What was missing for Scurry was a purpose. “Some people just do what they can,” he said. “But I wanted something more, something that challenged me to learn.”
At Laney College, a challenge to learn is just what he got.
The program, which was started with a grant from the American Recovery and Investment Act of 2009, teaches students technical and analytical skills in energy efficiency, solar design and installation, and provides a place for students to receive certificates from the Building Performance Institute and the North American Board of Certified Energy Practitioners.
“The trades are just like any other profession,” Maeve Katherine Bergman, Green Jobs Education lead, said. “They need to be life-long learners.”
For Roxanne Rivas, the program’s workforce development manager, the learning that students receive is only part of the program’s benefits. “Because we’re grant funded,” she said. “We have the flexibility to change the curriculum to train for what employers are looking for.”
Many students work closely with Student Services Manager Jonel Seon, who acts as a liaison with community resources in the area, providing a wraparound service so students can focus on their classes.
Seon helps students with financial aid and the Board of Governors fee waiver, which completely covers their tuition, as well as connects them with other services on campus that help students with language, social, and economic disadvantages.
He also works to connect students with Swords to Plowshares, a community-based organization that provides additional resources including housing, job placement and public health services to veterans.
But teaching students about sustainability and ensuring their success in good-paying green jobs isn’t all the program is focused on.
“Without social justice, sustainability doesn’t matter,” Bergman said.
Earlier this month, Laney College was approved by California’s Department of Industrial Relations to offer whole general electrical curriculum. This rubber stamp allows students who have gone through the program to work on union labor sites as trainees, the first step towards a union apprenticeship.
“Unions are great, but they lack social justice,” says Bergman, the daughter of a teamster. “Now, we’re training men and women from Oakland for $83-per-hour jobs.”
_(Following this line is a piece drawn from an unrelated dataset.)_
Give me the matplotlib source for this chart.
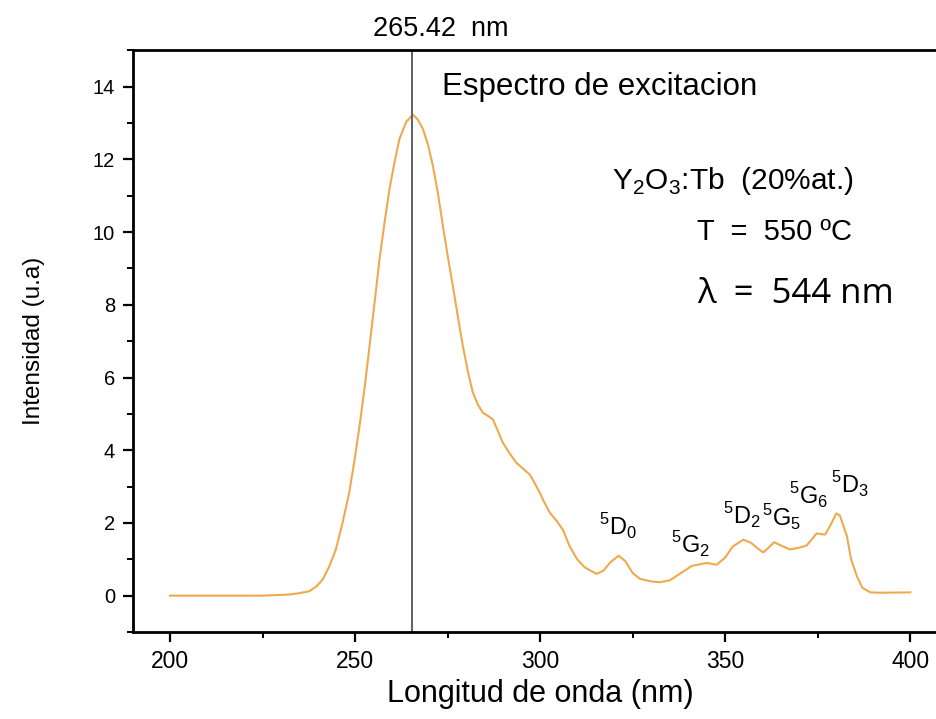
import matplotlib.pyplot as plt
from matplotlib.ticker import MultipleLocator

# Espectro de excitacion
longitud = [200, 225, 232.2, 235, 237.6, 239.5, 241.2, 243, 244.8, 246.6,
            248.4, 249.8, 251.2, 252.6, 253.9, 255.3, 256.6, 258, 259.3,
            260.7, 262.0, 263.8, 265.6, 266.9, 268.3, 269.7, 271.0, 272.4,
            273.7, 275, 276.4, 277.8, 279.1, 280.5, 281.8, 283.2, 284.5,
            285.8, 287.2, 288.5, 289.9, 291.7, 293.5, 295.3, 297.2, 298.5,
            299.9, 301.2, 302.6, 304.5, 306.2, 308, 310, 312, 315.2, 317,
            319, 321.2, 323, 325, 327, 330, 332.3, 335, 338, 341, 345, 347.7,
            350, 352, 354.9, 357, 359, 360.3, 361.5, 363.2, 365, 367.5, 370,
            372, 374.7, 377, 378.5, 380, 381, 382.9, 384, 385.6, 387, 389.2,
            392, 400]
intensidad = [0, 0, 0.03, 0.07, 0.12, 0.25, 0.44, 0.8, 1.27, 2.0,
              2.83, 3.7, 4.67, 5.75, 6.87, 8.1, 9.26, 10.3, 11.19,
              11.95, 12.57, 13.03, 13.23, 13.1, 12.84, 12.4, 11.83, 11.05,
              10.18, 9.35, 8.52, 7.65, 6.87, 6.15, 5.59, 5.25, 5.03,
              4.95, 4.85, 4.55, 4.21, 3.92, 3.66, 3.5, 3.33, 3.1,
              2.83, 2.55, 2.28, 2.05, 1.8, 1.35, 1.0, 0.78, 0.6, 0.68,
              0.92, 1.1, 0.95, 0.62, 0.46, 0.39, 0.37, 0.42, 0.62, 0.82,
              0.9, 0.85, 1.05, 1.35, 1.54, 1.45, 1.28, 1.19, 1.3, 1.47, 1.38,
              1.27, 1.32, 1.38, 1.71, 1.68, 1.95, 2.26, 2.2, 1.63, 1.0, 0.53,
              0.22, 0.09, 0.08, 0.09]

pico = 265.42

transiciones = [r'$^{5}\mathrm{D}_{0}$', r'$^{5}\mathrm{G}_{2}$', r'$^{5}\mathrm{D}_{2}$',
                r'$^{5}\mathrm{G}_{5}$', r'$^{5}\mathrm{G}_{6}$', r'$^{5}\mathrm{D}_{3}$']
trans_x = [321.0, 340.5, 354.5, 365.3, 372.5, 383.8]
trans_y = [1.9, 1.4, 2.2, 2.15, 2.75, 3.05]

plt.rcParams['font.family'] = ['Liberation Sans', 'DejaVu Sans']
plt.rcParams['mathtext.fontset'] = 'custom'
plt.rcParams['mathtext.rm'] = 'Liberation Sans'

fig = plt.figure(figsize=(9.37, 7.19), dpi=100)
ax = fig.add_axes([0.142, 0.121, 0.869, 0.809])

ax.plot(longitud, intensidad, color='#EFA94E', linewidth=1.5)
ax.axvline(pico, color='#606060', linewidth=1.4)

ax.set_xlim(190, 410)
ax.set_ylim(-1, 15)
ax.xaxis.set_major_locator(MultipleLocator(50))
ax.xaxis.set_minor_locator(MultipleLocator(25))
ax.yaxis.set_major_locator(MultipleLocator(2))
ax.yaxis.set_minor_locator(MultipleLocator(1))
ax.tick_params(which='major', direction='out', length=7, width=1.6)
ax.tick_params(which='minor', direction='out', length=4, width=1.4)
ax.tick_params(axis='x', pad=6, labelsize=16.5)
ax.tick_params(axis='y', pad=6, labelsize=14.5)
for s in ax.spines.values():
    s.set_linewidth(2)

ax.set_xlabel('Longitud de onda (nm)', fontsize=22, labelpad=4)
ax.set_ylabel('Intensidad (u.a)', fontsize=17.5, labelpad=34)

ax.text(273.1, 15.6, '265.42  nm', fontsize=19.5, ha='center', va='center',
        clip_on=False)
ax.text(273.6, 14, 'Espectro de excitacion', fontsize=22.5, va='center')
ax.text(319.3, 11.4, r'Y$_{2}$O$_{3}$:Tb  (20%at.)', fontsize=21.5, va='center')
ax.text(342.4, 10.0, 'T  =  550 ºC', fontsize=21, va='center')
ax.text(342.4, 8.3, 'λ  =  544 nm', fontsize=25, va='center',
        family=['Open Sans', 'DejaVu Sans'])

for lab, tx, ty in zip(transiciones, trans_x, trans_y):
    ax.text(tx, ty, lab, fontsize=17, ha='center', va='center')

fig.savefig('out.png', dpi=100)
Despite these successes, Bergman admits that without the business community on board, sustainability and social justice will be harder to attain.
“Green is moral, right and just. It’s also good for the earth,” she said. But Bergman says that green also has to be good for the wallet.
“What is the return on investment for green training and technology? That’s the bottom line, and what people really care about,” she said.
“Help the person, help the earth, and help the enterprise,” Bergman concluded. “That’s what green jobs are all about.”
For Scurry, who now educates the public about green polices for San Francisco’s Department of the Environment, he’s finally found a purpose.